--- RECORDS PROVIDED ---

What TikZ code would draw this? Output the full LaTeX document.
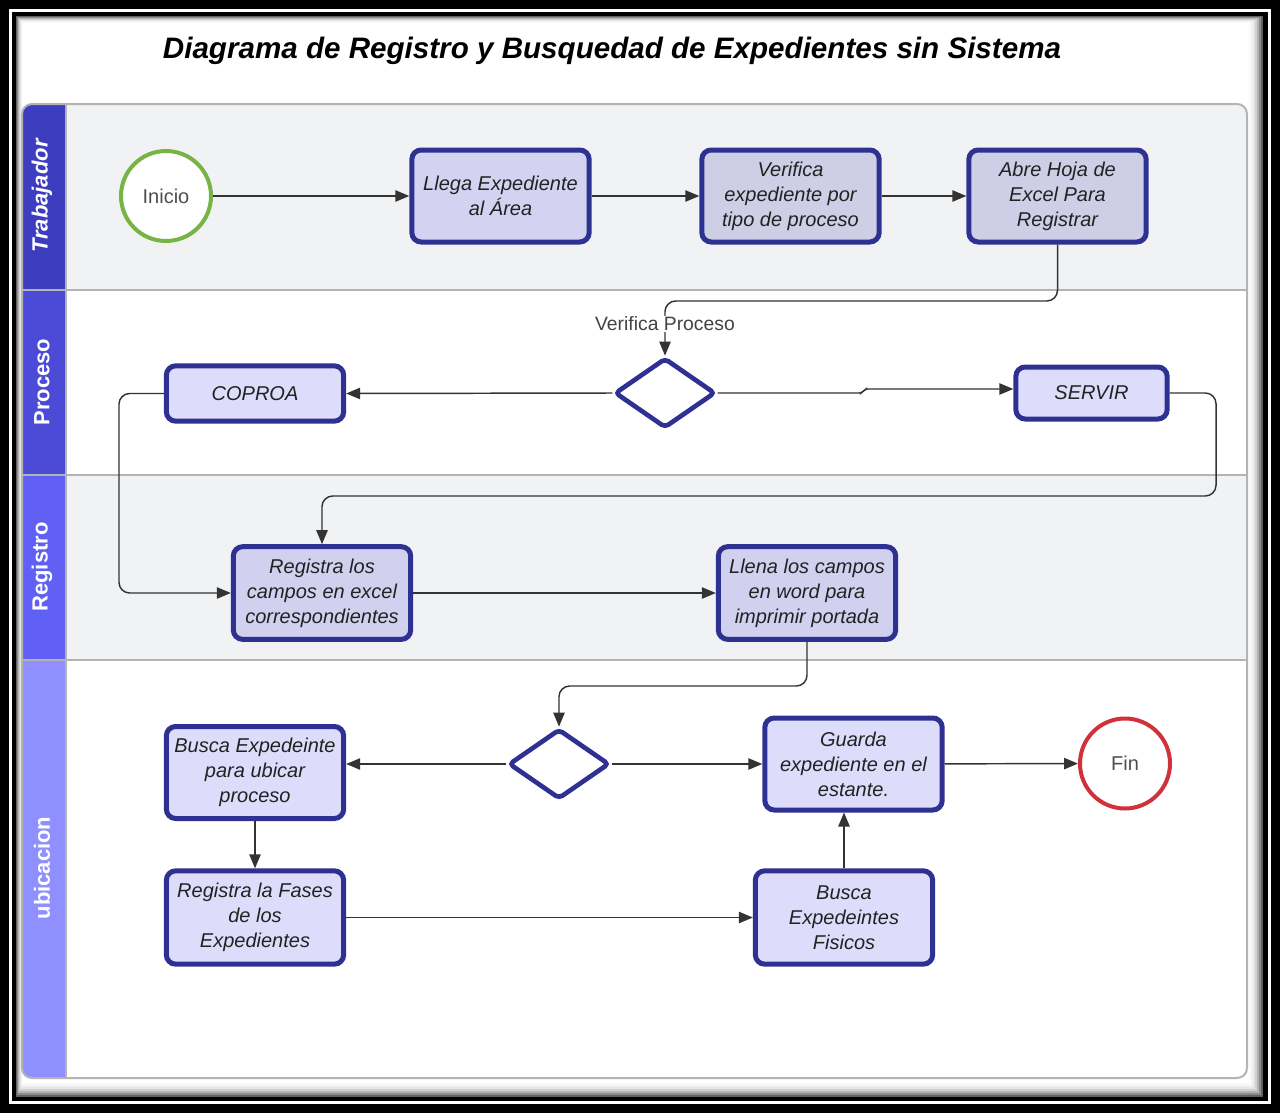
\documentclass[tikz,border=0pt]{standalone}
\usepackage{fontspec}
\setmainfont{Liberation Sans}
\usetikzlibrary{shapes.geometric,arrows.meta}

\definecolor{boxline}{HTML}{2E3192}
\definecolor{fillA}{HTML}{D3D3F1}
\definecolor{fillB}{HTML}{CECEE6}
\definecolor{fillC}{HTML}{D1D1EF}
\definecolor{fillD}{HTML}{DDDDFB}
\definecolor{lanegray}{HTML}{F1F2F4}
\definecolor{laneline}{HTML}{B4B4B4}
\definecolor{hdrA}{HTML}{3D3DBF}
\definecolor{hdrB}{HTML}{4B4BD8}
\definecolor{hdrC}{HTML}{6060F4}
\definecolor{hdrD}{HTML}{8F8FFF}
\definecolor{startgreen}{HTML}{78B346}
\definecolor{endred}{HTML}{D0313B}
\definecolor{connline}{HTML}{333333}
\definecolor{txt}{HTML}{222222}

\tikzset{
  boxfont/.style={font=\fontsize{15}{18.75}\selectfont\itshape, text=txt},
  procbox/.style={boxfont, draw=boxline, line width=3.75pt, rounded corners=7pt,
    minimum width=133pt, minimum height=69pt, inner sep=0pt, align=center},
  shortbox/.style={procbox, minimum height=41.5pt},
  startnode/.style={circle, draw=startgreen, fill=white, line width=3pt,
    minimum size=67.5pt, inner sep=0pt, font=\fontsize{15}{18}\selectfont, text=txt!80!white},
  endnode/.style={startnode, draw=endred},
  decision/.style={diamond, draw=boxline, fill=white, line width=3.5pt,
    rounded corners=3pt, minimum width=75.5pt, minimum height=52.5pt, inner sep=0pt},
  conn/.style={draw=connline, line width=1.1pt,
    -{Triangle[length=10.5pt,width=8.5pt]}, rounded corners=8pt},
  lanelbl/.style={rotate=90, text=white, font=\fontsize{16.5}{20}\selectfont\bfseries},
}

\begin{document}
\begin{tikzpicture}[x=0.75pt, y=-0.75pt]
\useasboundingbox (0,0) rectangle (1280,1113);

% outer frame
\fill[black] (0,0) rectangle (1280,1113);
\draw[white, line width=2.25pt] (10.5,10.5) rectangle (1269.5,1102.5);
\foreach \k/\c in {0/62,1/45,2/30,3/18,4/10,5/5,6/2,7/0}
  \fill[black!\c] (16+\k,16+\k) rectangle (1263-2*\k,1097-2*\k);

% title
\node[font=\fontsize{22.2}{26}\selectfont\bfseries\itshape, text=black] (title)
  at (612,51) {Diagrama de Registro y Busquedad de Expedientes sin Sistema};

% pool and lanes
\begin{scope}
  \clip[rounded corners=7.5pt] (22,104) rectangle (1247,1078);
  \fill[lanegray] (22,104) rectangle (1247,290);
  \fill[white] (22,290) rectangle (1247,475);
  \fill[lanegray] (22,475) rectangle (1247,660);
  \fill[white] (22,660) rectangle (1247,1078);
  \fill[hdrA] (22,104) rectangle (66,290);
  \fill[hdrB] (22,290) rectangle (66,475);
  \fill[hdrC] (22,475) rectangle (66,660);
  \fill[hdrD] (22,660) rectangle (66,1078);
\end{scope}
\draw[laneline, line width=1.5pt] (22,290) -- (1247,290);
\draw[laneline, line width=1.5pt] (22,475) -- (1247,475);
\draw[laneline, line width=1.5pt] (22,660) -- (1247,660);
\draw[laneline, line width=1.5pt] (66,104) -- (66,1078);
\draw[laneline, line width=1.5pt, rounded corners=7.5pt] (22,104) rectangle (1247,1078);

\node[lanelbl, font=\fontsize{16.5}{20}\selectfont\bfseries\itshape] (lTrab) at (42,196) {Trabajador};
\node[lanelbl] (lProc) at (42,382) {Proceso};
\node[lanelbl] (lReg) at (42,567) {Registro};
\node[lanelbl] (lUbi) at (42,868) {ubicacion};

% lane: Trabajador
\node[startnode] (inicio) at (166,196) {Inicio};
\node[procbox, fill=fillA] (llega) at (500.5,196) {Llega Expediente\\al Área};
\node[procbox, fill=fillB] (verif) at (790.5,196) {Verifica\\expediente por\\tipo de proceso};
\node[procbox, fill=fillB] (abre) at (1057.5,196) {Abre Hoja de\\Excel Para\\Registrar};

% lane: Proceso
\node[decision] (d1) at (665,393) {};
\node[shortbox, fill=fillD] (coproa) at (255,393.5) {COPROA};
\node[shortbox, fill=fillD, minimum width=113.5pt, minimum height=39pt] (servir) at (1091.5,393) {SERVIR};

% lane: Registro
\node[procbox, fill=fillC, minimum height=69.5pt] (regcampos) at (322,593) {Registra los\\campos en excel\\correspondientes};
\node[procbox, fill=fillC, minimum height=69.5pt] (llena) at (807,593) {Llena los campos\\en word para\\imprimir portada};

% lane: ubicacion
\node[decision] (d2) at (559,764) {};
\node[procbox, fill=fillD] (busca) at (255,772.5) {Busca Expedeinte\\para ubicar\\proceso};
\node[procbox, fill=fillD, minimum height=70pt] (fases) at (255,917.5) {Registra la Fases\\de los\\Expedientes};
\node[procbox, fill=fillD] (guarda) at (853.5,764) {Guarda\\expediente en el\\estante.};
\node[procbox, fill=fillD, minimum height=70pt] (fisicos) at (844,917.5) {Busca\\Expedeintes\\Fisicos};
\node[endnode] (fin) at (1125,763.5) {Fin};

% connectors
\draw[conn] (inicio) -- (llega);
\draw[conn] (llega) -- (verif);
\draw[conn] (verif) -- (abre);
\draw[conn] (abre.south) |- (665,301) -- (d1.north);
\node[fill=white, inner sep=1pt, font=\fontsize{14.5}{17}\selectfont, text=txt!85!white] (vlbl)
  at (665,324) {Verifica Proceso};
\draw[conn] (d1.west) -- (coproa.east);
\draw[conn, rounded corners=2pt] (d1.east) -- (862,393) -- (865,389) -- ([yshift=3pt]servir.west);
\draw[conn] (servir.east) -| (1216,496) -| (regcampos.north);
\draw[conn] (coproa.west) -| (119,593) -- (regcampos.west);
\draw[conn] (regcampos) -- (llena);
\draw[conn] (llena.south) |- (559,686) -- (d2.north);
\draw[conn] (d2.west) -- (d2.west -| busca.east);
\draw[conn] (d2.east) -- (guarda.west);
\draw[conn] (guarda) -- (fin);
\draw[conn] (busca.south) -- (fases.north);
\draw[conn] (fases) -- (fisicos);
\draw[conn] (fisicos.north) -- (fisicos.north |- guarda.south);
\end{tikzpicture}
\end{document}
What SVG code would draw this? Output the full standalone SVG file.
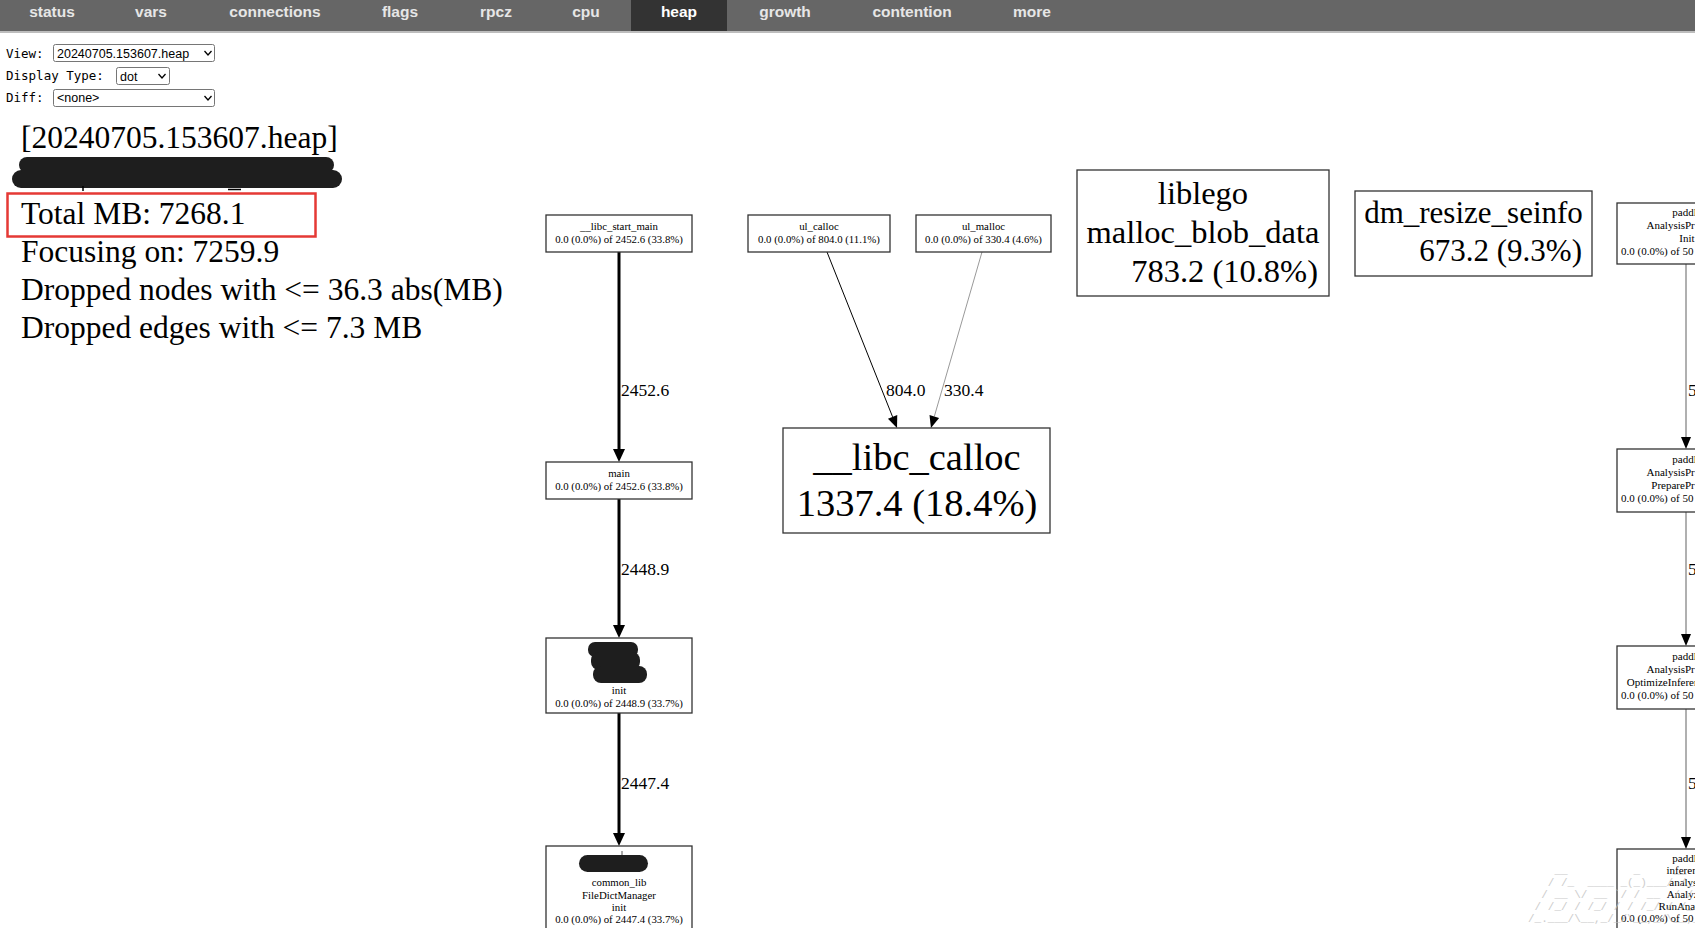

---

All of the lines above should be printed exactly, minus the pictures.

COMPLETE RESPONSE:
What TikZ code would draw this? Output the full LaTeX document.
\documentclass[tikz,border=0pt]{standalone}
\usepackage{fontspec}
\setmainfont{Liberation Sans}
\usetikzlibrary{shapes.geometric,arrows.meta}

\definecolor{boxline}{HTML}{2E3192}
\definecolor{fillA}{HTML}{D3D3F1}
\definecolor{fillB}{HTML}{CECEE6}
\definecolor{fillC}{HTML}{D1D1EF}
\definecolor{fillD}{HTML}{DDDDFB}
\definecolor{lanegray}{HTML}{F1F2F4}
\definecolor{laneline}{HTML}{B4B4B4}
\definecolor{hdrA}{HTML}{3D3DBF}
\definecolor{hdrB}{HTML}{4B4BD8}
\definecolor{hdrC}{HTML}{6060F4}
\definecolor{hdrD}{HTML}{8F8FFF}
\definecolor{startgreen}{HTML}{78B346}
\definecolor{endred}{HTML}{D0313B}
\definecolor{connline}{HTML}{333333}
\definecolor{txt}{HTML}{222222}

\tikzset{
  boxfont/.style={font=\fontsize{15}{18.75}\selectfont\itshape, text=txt},
  procbox/.style={boxfont, draw=boxline, line width=3.75pt, rounded corners=7pt,
    minimum width=133pt, minimum height=69pt, inner sep=0pt, align=center},
  shortbox/.style={procbox, minimum height=41.5pt},
  startnode/.style={circle, draw=startgreen, fill=white, line width=3pt,
    minimum size=67.5pt, inner sep=0pt, font=\fontsize{15}{18}\selectfont, text=txt!80!white},
  endnode/.style={startnode, draw=endred},
  decision/.style={diamond, draw=boxline, fill=white, line width=3.5pt,
    rounded corners=3pt, minimum width=75.5pt, minimum height=52.5pt, inner sep=0pt},
  conn/.style={draw=connline, line width=1.1pt,
    -{Triangle[length=10.5pt,width=8.5pt]}, rounded corners=8pt},
  lanelbl/.style={rotate=90, text=white, font=\fontsize{16.5}{20}\selectfont\bfseries},
}

\begin{document}
\begin{tikzpicture}[x=0.75pt, y=-0.75pt]
\useasboundingbox (0,0) rectangle (1280,1113);

% outer frame
\fill[black] (0,0) rectangle (1280,1113);
\draw[white, line width=2.25pt] (10.5,10.5) rectangle (1269.5,1102.5);
\foreach \k/\c in {0/62,1/45,2/30,3/18,4/10,5/5,6/2,7/0}
  \fill[black!\c] (16+\k,16+\k) rectangle (1263-2*\k,1097-2*\k);

% title
\node[font=\fontsize{22.2}{26}\selectfont\bfseries\itshape, text=black] (title)
  at (612,51) {Diagrama de Registro y Busquedad de Expedientes sin Sistema};

% pool and lanes
\begin{scope}
  \clip[rounded corners=7.5pt] (22,104) rectangle (1247,1078);
  \fill[lanegray] (22,104) rectangle (1247,290);
  \fill[white] (22,290) rectangle (1247,475);
  \fill[lanegray] (22,475) rectangle (1247,660);
  \fill[white] (22,660) rectangle (1247,1078);
  \fill[hdrA] (22,104) rectangle (66,290);
  \fill[hdrB] (22,290) rectangle (66,475);
  \fill[hdrC] (22,475) rectangle (66,660);
  \fill[hdrD] (22,660) rectangle (66,1078);
\end{scope}
\draw[laneline, line width=1.5pt] (22,290) -- (1247,290);
\draw[laneline, line width=1.5pt] (22,475) -- (1247,475);
\draw[laneline, line width=1.5pt] (22,660) -- (1247,660);
\draw[laneline, line width=1.5pt] (66,104) -- (66,1078);
\draw[laneline, line width=1.5pt, rounded corners=7.5pt] (22,104) rectangle (1247,1078);

\node[lanelbl, font=\fontsize{16.5}{20}\selectfont\bfseries\itshape] (lTrab) at (42,196) {Trabajador};
\node[lanelbl] (lProc) at (42,382) {Proceso};
\node[lanelbl] (lReg) at (42,567) {Registro};
\node[lanelbl] (lUbi) at (42,868) {ubicacion};

% lane: Trabajador
\node[startnode] (inicio) at (166,196) {Inicio};
\node[procbox, fill=fillA] (llega) at (500.5,196) {Llega Expediente\\al Área};
\node[procbox, fill=fillB] (verif) at (790.5,196) {Verifica\\expediente por\\tipo de proceso};
\node[procbox, fill=fillB] (abre) at (1057.5,196) {Abre Hoja de\\Excel Para\\Registrar};

% lane: Proceso
\node[decision] (d1) at (665,393) {};
\node[shortbox, fill=fillD] (coproa) at (255,393.5) {COPROA};
\node[shortbox, fill=fillD, minimum width=113.5pt, minimum height=39pt] (servir) at (1091.5,393) {SERVIR};

% lane: Registro
\node[procbox, fill=fillC, minimum height=69.5pt] (regcampos) at (322,593) {Registra los\\campos en excel\\correspondientes};
\node[procbox, fill=fillC, minimum height=69.5pt] (llena) at (807,593) {Llena los campos\\en word para\\imprimir portada};

% lane: ubicacion
\node[decision] (d2) at (559,764) {};
\node[procbox, fill=fillD] (busca) at (255,772.5) {Busca Expedeinte\\para ubicar\\proceso};
\node[procbox, fill=fillD, minimum height=70pt] (fases) at (255,917.5) {Registra la Fases\\de los\\Expedientes};
\node[procbox, fill=fillD] (guarda) at (853.5,764) {Guarda\\expediente en el\\estante.};
\node[procbox, fill=fillD, minimum height=70pt] (fisicos) at (844,917.5) {Busca\\Expedeintes\\Fisicos};
\node[endnode] (fin) at (1125,763.5) {Fin};

% connectors
\draw[conn] (inicio) -- (llega);
\draw[conn] (llega) -- (verif);
\draw[conn] (verif) -- (abre);
\draw[conn] (abre.south) |- (665,301) -- (d1.north);
\node[fill=white, inner sep=1pt, font=\fontsize{14.5}{17}\selectfont, text=txt!85!white] (vlbl)
  at (665,324) {Verifica Proceso};
\draw[conn] (d1.west) -- (coproa.east);
\draw[conn, rounded corners=2pt] (d1.east) -- (862,393) -- (865,389) -- ([yshift=3pt]servir.west);
\draw[conn] (servir.east) -| (1216,496) -| (regcampos.north);
\draw[conn] (coproa.west) -| (119,593) -- (regcampos.west);
\draw[conn] (regcampos) -- (llena);
\draw[conn] (llena.south) |- (559,686) -- (d2.north);
\draw[conn] (d2.west) -- (d2.west -| busca.east);
\draw[conn] (d2.east) -- (guarda.west);
\draw[conn] (guarda) -- (fin);
\draw[conn] (busca.south) -- (fases.north);
\draw[conn] (fases) -- (fisicos);
\draw[conn] (fisicos.north) -- (fisicos.north |- guarda.south);
\end{tikzpicture}
\end{document}
What SVG code would draw this? Output the full standalone SVG file.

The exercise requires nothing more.